May 10, 2017

Defining the Role of Poetry in Society: The Ongoing Conversation

I highly doubt regular followers of this blog need any convincing that poetry is a valuable thing—I can’t imagine you’d be reading further if you thought otherwise! However, that doesn’t mean questioning the current role of poetry in society is a pointless endeavor. At a time when only 4 percent of all arts funding in America comes from public sources, reevaluating the role of poetry (and all arts, truly) in society at large is a very relevant project both for newcomers and seasoned veterans alike. But in order to determine what poetry’s role in society is/should be, we first need to construct a working definition of what poetry is: “writing that formulates a concentrated imaginative awareness of experience in language chosen and arranged to create a specific emotional response through meaning, sound, and rhythm.”

In a time in which we are taking care to emphasize traditionally underrepresented narratives of groups of people more and more, I believe it is poetry’s ability to relay awareness of experience that cements its role in society at large. In addition to arts programs being severely underfunded, there is also a lack of diversity. For example: as of 2015 only 5% of funding for Latinx and African-American arts organizations came from individual donations. Since poetry is focused on relaying experience in a highly salient way, there is great potential for it to be utilized as a means to build empathy and bridge gaps of understanding between people who come from differing backgrounds. In this way poetry can be a vehicle for messages of social justice.

However, this is not to say the sole purpose of poetry is to serve as social commentary. In a highly thought-provoking piece, the Poetry Foundation interviewed a few poets to probe their thoughts concerning the societal role of poetry.
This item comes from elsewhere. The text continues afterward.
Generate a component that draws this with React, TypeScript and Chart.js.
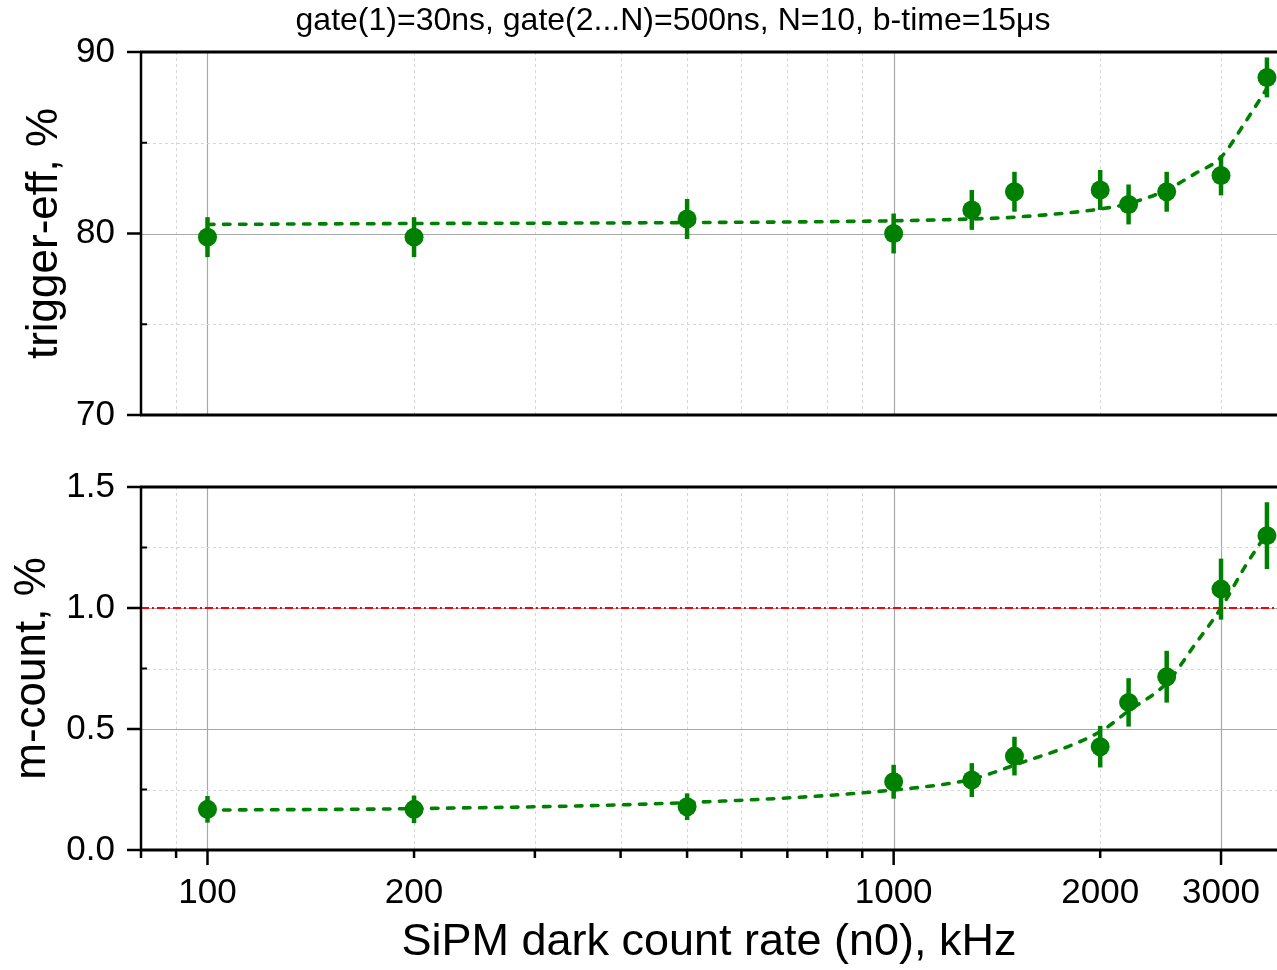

Stephen Burt, poet and professor at Harvard University–and former Kingsley & Kate Tufts Poetry Awards judge–explains: “Compared to the writing of poetry, few other human activities take place so widely, at least in America, absent even a tacit consensus as to why we do them, what good they do, [and] what function they serve.” Poet Daisy Fried expands upon the idea: “But politically-alert poetry is no more intrinsically useful than any other poetry…the kind of poetry written to make us feel better, for example” along with poet and professor Major Jackson: “The function of poetry is that it does not have any function beyond its own construction and being-in-the-world.”

These statements hint implicitly at an idea I often hear musicians invoke when discussing their motivations for creating art: that art is truly valuable in and of itself—irrespective of any concept of role or “purpose”. The mere fact that any person moving about the world can stumble upon your art and recognize something in it that reminds them of their own humanity; this act of reciprocal aesthetic experience enriching the lives of people alone makes creating art worthwhile for many artists of varying forms. Another idea I find implicit in these statements is that, while poetry can be an effective means for bringing our attention towards and better conceptualizing injustices, it can also play a dual-role in helping us cope with such injustices.

Unfortunately, a good number of social justice issues are not able to be solved overnight, much less within a few years. In this way, the cathartic role of poetry is even more important than a social commentary one. So perhaps there is no singular role for poetry. Rather, poetry is meant to be our companion throughout every stage of societal awareness. This is evidenced through poetry’s multi-faceted ability to inspire us to action, highlight a previously unknown narrative, make us think critically, or simply to allow us to feel our humanity.  In Conversations on the Craft of Poetry (1961, poet Robert Frost said, “Poetry is what is lost in translation.”

Whether a particular poem translates the human ephemeral phenomenological experience in general into words, or translates the experience of one group of people to another, one thing is for certain: poetry isn’t going away anytime soon. Like society itself, it is likely that the role of poetry will be forever-changing—adapting itself to the needs of society as poets see fit, and as the human experience necessitates. I will close with an excerpt from What the Living Do by Marie Howe:

What you finally gave up. We want the spring to come and the winter to pass. We want
whoever to call or not call, a letter, a kiss—we want more and more and then more of it.
 
But there are moments, walking, when I catch a glimpse of myself in the window glass,
say, the window of the corner video store, and I’m gripped by a cherishing so deep
 
for my own blowing hair, chapped face, and unbuttoned coat that I’m speechless:
I am living. I remember you.

Truly, poetry can help remind us all we are alive.